##### Material provided
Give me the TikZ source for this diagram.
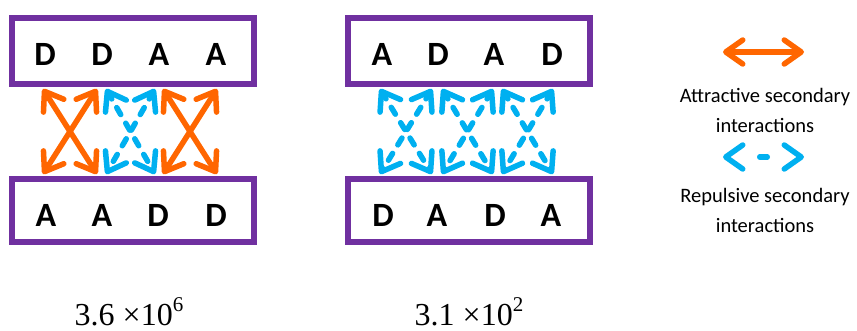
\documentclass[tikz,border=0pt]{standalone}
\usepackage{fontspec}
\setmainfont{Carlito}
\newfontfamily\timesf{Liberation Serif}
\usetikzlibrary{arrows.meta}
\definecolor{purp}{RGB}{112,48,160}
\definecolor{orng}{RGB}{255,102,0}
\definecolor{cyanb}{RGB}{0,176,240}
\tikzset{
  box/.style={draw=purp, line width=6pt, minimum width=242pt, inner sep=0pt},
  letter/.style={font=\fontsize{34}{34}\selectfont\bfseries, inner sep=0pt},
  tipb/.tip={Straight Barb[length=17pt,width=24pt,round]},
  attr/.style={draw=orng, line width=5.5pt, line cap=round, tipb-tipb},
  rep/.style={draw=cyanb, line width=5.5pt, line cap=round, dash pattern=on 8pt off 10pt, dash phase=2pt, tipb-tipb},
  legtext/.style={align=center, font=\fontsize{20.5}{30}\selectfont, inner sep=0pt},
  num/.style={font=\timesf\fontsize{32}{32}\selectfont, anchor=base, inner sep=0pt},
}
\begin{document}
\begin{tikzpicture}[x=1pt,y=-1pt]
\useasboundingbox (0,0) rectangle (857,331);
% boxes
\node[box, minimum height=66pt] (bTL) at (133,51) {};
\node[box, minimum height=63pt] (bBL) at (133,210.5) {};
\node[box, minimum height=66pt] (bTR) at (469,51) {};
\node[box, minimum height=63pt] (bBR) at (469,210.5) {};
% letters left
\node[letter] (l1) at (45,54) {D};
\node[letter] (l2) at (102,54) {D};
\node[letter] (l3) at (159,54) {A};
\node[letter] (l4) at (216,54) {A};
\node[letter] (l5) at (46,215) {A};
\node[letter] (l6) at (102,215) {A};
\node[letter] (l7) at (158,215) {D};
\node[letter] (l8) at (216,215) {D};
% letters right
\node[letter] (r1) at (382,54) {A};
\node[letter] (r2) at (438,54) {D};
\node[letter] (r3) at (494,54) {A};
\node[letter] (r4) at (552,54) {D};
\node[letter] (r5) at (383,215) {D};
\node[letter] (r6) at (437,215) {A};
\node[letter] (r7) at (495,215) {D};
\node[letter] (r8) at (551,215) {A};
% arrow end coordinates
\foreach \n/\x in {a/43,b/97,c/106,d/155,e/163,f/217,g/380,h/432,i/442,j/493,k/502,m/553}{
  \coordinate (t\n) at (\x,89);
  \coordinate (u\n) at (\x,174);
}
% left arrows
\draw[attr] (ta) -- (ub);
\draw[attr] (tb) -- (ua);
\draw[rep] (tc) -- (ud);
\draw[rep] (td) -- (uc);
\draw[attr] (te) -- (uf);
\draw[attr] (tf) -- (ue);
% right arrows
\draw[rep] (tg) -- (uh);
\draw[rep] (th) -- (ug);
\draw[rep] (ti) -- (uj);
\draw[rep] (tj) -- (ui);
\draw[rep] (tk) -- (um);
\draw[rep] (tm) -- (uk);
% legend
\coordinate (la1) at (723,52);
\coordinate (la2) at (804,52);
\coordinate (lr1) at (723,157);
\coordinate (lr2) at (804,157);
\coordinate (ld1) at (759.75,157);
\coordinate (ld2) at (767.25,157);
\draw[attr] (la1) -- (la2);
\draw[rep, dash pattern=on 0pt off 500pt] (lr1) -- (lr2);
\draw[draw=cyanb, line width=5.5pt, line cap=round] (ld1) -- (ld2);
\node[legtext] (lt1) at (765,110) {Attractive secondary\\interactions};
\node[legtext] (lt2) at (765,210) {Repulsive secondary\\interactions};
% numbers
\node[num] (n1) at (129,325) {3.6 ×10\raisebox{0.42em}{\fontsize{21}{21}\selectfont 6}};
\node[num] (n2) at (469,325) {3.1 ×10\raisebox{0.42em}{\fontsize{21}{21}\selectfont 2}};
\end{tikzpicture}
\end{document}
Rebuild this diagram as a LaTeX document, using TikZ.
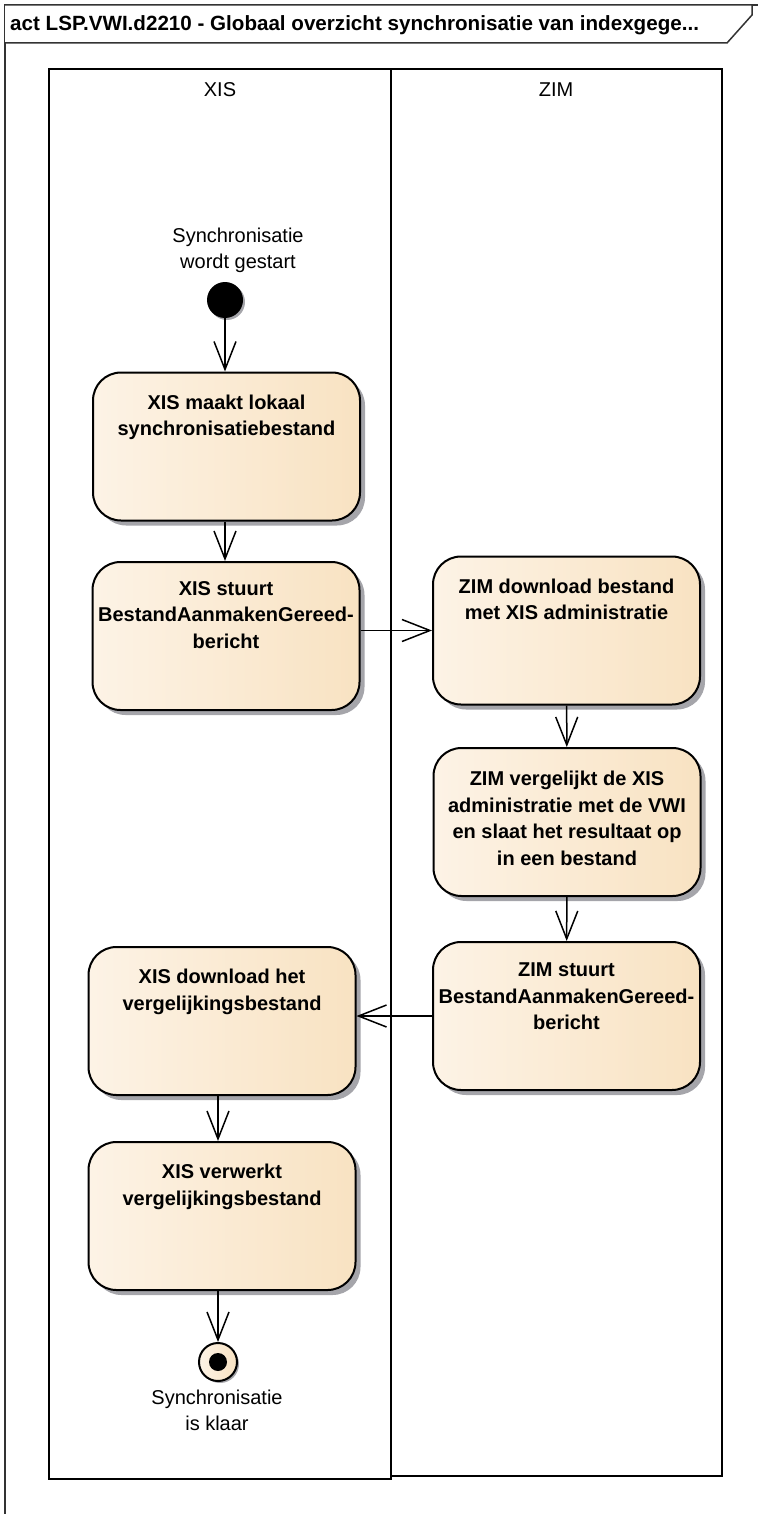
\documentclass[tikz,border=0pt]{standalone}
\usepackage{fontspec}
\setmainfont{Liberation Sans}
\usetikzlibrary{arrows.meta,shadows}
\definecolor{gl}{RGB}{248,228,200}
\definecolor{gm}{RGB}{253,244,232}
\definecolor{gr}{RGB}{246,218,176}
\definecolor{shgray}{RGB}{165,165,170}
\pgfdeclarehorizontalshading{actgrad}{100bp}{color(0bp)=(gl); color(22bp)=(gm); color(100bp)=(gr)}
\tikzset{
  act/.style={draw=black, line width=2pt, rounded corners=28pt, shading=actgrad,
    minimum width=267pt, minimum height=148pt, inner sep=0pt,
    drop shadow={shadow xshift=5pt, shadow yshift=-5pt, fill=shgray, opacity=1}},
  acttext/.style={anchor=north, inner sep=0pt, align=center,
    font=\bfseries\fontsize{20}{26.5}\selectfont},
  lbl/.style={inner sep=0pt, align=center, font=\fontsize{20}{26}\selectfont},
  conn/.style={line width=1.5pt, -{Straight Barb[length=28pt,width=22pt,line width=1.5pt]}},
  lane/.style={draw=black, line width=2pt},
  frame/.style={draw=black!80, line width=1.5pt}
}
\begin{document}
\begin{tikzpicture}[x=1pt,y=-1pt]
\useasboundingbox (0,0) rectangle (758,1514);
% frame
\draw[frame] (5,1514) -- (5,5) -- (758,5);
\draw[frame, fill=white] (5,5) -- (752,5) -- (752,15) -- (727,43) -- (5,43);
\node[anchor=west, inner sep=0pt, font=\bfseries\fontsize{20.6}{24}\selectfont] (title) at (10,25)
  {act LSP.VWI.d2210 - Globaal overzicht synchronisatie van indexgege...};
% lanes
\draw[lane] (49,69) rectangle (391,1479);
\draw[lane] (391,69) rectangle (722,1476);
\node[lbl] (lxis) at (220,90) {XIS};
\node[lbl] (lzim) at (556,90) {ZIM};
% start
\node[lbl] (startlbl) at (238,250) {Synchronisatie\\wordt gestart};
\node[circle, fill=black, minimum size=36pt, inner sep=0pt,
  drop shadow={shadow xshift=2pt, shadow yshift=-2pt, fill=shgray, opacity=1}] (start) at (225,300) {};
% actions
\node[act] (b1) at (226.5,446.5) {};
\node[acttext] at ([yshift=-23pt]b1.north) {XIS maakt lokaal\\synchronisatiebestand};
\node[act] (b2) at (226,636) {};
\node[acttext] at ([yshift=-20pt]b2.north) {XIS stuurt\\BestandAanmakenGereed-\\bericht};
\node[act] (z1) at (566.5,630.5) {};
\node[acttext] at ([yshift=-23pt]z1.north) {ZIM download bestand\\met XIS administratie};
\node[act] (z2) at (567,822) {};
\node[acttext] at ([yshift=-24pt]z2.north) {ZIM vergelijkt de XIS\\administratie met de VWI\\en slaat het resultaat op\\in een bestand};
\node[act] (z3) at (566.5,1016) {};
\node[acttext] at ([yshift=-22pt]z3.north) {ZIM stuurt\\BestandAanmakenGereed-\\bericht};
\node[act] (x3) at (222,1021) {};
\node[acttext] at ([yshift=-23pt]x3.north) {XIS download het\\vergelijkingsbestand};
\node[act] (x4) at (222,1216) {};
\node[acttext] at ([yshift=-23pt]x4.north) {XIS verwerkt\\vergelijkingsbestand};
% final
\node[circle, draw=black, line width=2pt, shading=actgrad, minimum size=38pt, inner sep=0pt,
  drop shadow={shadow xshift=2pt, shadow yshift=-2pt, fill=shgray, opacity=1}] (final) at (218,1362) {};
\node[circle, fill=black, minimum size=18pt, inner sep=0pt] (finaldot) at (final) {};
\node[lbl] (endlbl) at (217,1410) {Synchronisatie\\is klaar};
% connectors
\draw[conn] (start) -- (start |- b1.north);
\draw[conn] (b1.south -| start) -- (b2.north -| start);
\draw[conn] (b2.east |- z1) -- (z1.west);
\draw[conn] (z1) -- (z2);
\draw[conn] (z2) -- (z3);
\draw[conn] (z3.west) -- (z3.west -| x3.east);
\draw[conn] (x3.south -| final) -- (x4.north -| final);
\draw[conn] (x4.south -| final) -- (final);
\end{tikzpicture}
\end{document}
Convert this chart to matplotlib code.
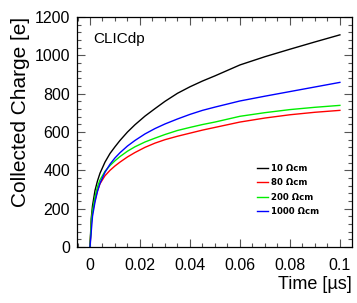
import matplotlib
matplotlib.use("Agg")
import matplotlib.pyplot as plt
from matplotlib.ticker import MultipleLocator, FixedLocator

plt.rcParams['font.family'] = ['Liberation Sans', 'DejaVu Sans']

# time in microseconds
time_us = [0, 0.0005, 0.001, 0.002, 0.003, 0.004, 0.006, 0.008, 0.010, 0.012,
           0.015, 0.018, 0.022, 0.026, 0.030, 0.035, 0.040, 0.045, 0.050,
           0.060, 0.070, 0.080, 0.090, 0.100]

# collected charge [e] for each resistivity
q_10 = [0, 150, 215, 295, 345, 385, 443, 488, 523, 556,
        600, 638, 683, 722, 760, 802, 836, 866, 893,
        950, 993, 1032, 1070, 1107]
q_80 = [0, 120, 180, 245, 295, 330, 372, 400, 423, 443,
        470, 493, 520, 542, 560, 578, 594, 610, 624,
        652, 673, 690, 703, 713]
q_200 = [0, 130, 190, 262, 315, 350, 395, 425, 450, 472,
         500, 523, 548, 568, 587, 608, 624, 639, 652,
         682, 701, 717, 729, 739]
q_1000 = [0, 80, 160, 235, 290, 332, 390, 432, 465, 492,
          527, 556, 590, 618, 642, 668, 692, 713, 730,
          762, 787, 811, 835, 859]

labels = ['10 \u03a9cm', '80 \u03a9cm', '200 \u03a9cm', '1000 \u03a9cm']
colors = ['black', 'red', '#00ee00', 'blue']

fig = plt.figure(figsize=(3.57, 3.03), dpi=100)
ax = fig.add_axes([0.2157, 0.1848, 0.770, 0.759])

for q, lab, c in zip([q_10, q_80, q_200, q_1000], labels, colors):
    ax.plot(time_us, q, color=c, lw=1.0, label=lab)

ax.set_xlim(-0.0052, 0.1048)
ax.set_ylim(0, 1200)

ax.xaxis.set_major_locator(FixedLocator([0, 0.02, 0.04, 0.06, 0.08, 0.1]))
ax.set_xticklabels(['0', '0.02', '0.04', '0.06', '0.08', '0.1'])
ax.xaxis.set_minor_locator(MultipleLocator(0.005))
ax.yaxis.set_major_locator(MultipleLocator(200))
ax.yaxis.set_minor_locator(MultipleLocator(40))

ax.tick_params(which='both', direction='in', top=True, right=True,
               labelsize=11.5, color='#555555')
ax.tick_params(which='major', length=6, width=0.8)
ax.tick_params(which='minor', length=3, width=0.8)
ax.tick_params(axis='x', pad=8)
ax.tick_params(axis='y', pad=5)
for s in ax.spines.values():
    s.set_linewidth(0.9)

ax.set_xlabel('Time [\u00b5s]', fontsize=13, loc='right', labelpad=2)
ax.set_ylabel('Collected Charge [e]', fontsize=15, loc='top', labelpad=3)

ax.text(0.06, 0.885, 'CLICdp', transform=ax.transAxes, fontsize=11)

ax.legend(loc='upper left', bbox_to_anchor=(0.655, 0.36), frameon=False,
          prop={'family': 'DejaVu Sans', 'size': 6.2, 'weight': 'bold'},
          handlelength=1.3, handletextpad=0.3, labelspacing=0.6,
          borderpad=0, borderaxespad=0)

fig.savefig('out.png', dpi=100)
##########
▶ Objective
Count the lines in the entries above that include the string "matplotlib", then give only that figure.

▶ Answer below
5